» **The exercise**
Exactly the lines from the one containing "Give me the matplotlib source for this chart." through the one containing "ax.tick_params(axis='y', pad=18)" must be returned; include both ends and nothing else.

Plotting code records:
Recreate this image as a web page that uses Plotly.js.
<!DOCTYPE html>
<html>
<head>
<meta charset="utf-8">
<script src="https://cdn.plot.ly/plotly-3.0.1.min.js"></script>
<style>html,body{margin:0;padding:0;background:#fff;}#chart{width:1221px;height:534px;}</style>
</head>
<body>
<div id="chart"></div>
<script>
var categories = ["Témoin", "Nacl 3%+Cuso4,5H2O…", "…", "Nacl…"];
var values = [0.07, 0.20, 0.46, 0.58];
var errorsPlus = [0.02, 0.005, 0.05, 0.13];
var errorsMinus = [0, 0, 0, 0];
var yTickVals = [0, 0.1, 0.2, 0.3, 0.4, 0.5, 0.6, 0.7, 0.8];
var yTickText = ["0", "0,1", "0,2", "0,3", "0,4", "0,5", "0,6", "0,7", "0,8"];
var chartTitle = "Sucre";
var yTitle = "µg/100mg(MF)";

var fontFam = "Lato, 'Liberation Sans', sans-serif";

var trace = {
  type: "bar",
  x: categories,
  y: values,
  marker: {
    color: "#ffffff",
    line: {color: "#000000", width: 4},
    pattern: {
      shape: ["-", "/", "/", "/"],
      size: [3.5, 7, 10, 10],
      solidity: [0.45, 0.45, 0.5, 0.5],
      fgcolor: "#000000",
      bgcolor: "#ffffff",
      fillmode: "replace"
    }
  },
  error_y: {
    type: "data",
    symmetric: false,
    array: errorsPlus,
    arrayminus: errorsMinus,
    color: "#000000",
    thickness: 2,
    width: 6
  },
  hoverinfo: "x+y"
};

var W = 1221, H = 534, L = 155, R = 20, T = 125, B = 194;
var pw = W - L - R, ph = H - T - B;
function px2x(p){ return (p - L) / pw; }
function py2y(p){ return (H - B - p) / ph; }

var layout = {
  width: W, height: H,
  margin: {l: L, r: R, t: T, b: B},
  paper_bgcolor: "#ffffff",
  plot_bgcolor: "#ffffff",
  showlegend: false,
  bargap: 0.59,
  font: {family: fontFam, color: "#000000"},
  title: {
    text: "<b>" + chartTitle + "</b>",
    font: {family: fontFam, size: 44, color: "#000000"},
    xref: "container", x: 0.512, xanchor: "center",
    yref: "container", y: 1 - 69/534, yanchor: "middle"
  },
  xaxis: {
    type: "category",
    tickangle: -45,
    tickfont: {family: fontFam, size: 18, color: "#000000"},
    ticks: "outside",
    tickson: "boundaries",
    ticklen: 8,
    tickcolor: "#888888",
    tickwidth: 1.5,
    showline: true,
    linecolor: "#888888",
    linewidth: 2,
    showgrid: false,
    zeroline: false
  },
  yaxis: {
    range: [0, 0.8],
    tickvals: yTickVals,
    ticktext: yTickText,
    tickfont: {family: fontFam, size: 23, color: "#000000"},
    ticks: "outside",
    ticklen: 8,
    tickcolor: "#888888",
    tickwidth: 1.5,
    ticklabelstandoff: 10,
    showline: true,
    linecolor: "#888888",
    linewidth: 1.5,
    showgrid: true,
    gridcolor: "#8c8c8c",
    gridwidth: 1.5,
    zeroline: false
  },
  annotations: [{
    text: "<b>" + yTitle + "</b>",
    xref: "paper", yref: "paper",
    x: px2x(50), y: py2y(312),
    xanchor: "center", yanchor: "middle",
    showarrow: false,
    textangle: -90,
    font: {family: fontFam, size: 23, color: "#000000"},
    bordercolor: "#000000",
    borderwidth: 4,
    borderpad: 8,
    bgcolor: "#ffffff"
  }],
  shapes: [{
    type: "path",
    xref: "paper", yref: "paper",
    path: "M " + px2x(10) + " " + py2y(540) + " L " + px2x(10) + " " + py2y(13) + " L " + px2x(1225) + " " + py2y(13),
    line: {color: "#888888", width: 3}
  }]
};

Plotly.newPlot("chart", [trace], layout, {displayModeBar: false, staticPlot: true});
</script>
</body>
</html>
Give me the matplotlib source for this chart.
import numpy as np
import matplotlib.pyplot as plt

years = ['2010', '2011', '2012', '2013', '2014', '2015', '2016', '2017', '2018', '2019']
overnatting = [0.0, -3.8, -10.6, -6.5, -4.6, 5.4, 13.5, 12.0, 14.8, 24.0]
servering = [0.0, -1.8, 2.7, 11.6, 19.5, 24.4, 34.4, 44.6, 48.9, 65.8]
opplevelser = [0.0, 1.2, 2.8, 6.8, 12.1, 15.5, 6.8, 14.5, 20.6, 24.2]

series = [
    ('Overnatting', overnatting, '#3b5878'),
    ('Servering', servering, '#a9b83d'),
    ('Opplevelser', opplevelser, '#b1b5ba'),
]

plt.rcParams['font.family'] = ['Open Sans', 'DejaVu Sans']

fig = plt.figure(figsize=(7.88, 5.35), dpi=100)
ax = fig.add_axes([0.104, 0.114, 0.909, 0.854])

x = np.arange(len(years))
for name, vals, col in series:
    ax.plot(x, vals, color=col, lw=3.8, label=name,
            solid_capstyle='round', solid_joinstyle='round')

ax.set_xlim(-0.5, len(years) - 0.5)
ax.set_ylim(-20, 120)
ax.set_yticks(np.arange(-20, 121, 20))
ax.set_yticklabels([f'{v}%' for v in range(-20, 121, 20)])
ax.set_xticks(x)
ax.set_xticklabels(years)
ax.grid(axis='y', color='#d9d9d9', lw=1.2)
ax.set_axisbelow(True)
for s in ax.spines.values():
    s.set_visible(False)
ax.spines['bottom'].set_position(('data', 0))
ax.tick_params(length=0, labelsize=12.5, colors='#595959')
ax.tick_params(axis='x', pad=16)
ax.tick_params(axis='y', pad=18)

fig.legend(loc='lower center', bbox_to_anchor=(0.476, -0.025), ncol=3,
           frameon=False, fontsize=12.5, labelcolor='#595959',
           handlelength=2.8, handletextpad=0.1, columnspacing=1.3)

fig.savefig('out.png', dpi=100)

» **Result for this exercise**
Give me the matplotlib source for this chart.
import numpy as np
import matplotlib.pyplot as plt

years = ['2010', '2011', '2012', '2013', '2014', '2015', '2016', '2017', '2018', '2019']
overnatting = [0.0, -3.8, -10.6, -6.5, -4.6, 5.4, 13.5, 12.0, 14.8, 24.0]
servering = [0.0, -1.8, 2.7, 11.6, 19.5, 24.4, 34.4, 44.6, 48.9, 65.8]
opplevelser = [0.0, 1.2, 2.8, 6.8, 12.1, 15.5, 6.8, 14.5, 20.6, 24.2]

series = [
    ('Overnatting', overnatting, '#3b5878'),
    ('Servering', servering, '#a9b83d'),
    ('Opplevelser', opplevelser, '#b1b5ba'),
]

plt.rcParams['font.family'] = ['Open Sans', 'DejaVu Sans']

fig = plt.figure(figsize=(7.88, 5.35), dpi=100)
ax = fig.add_axes([0.104, 0.114, 0.909, 0.854])

x = np.arange(len(years))
for name, vals, col in series:
    ax.plot(x, vals, color=col, lw=3.8, label=name,
            solid_capstyle='round', solid_joinstyle='round')

ax.set_xlim(-0.5, len(years) - 0.5)
ax.set_ylim(-20, 120)
ax.set_yticks(np.arange(-20, 121, 20))
ax.set_yticklabels([f'{v}%' for v in range(-20, 121, 20)])
ax.set_xticks(x)
ax.set_xticklabels(years)
ax.grid(axis='y', color='#d9d9d9', lw=1.2)
ax.set_axisbelow(True)
for s in ax.spines.values():
    s.set_visible(False)
ax.spines['bottom'].set_position(('data', 0))
ax.tick_params(length=0, labelsize=12.5, colors='#595959')
ax.tick_params(axis='x', pad=16)
ax.tick_params(axis='y', pad=18)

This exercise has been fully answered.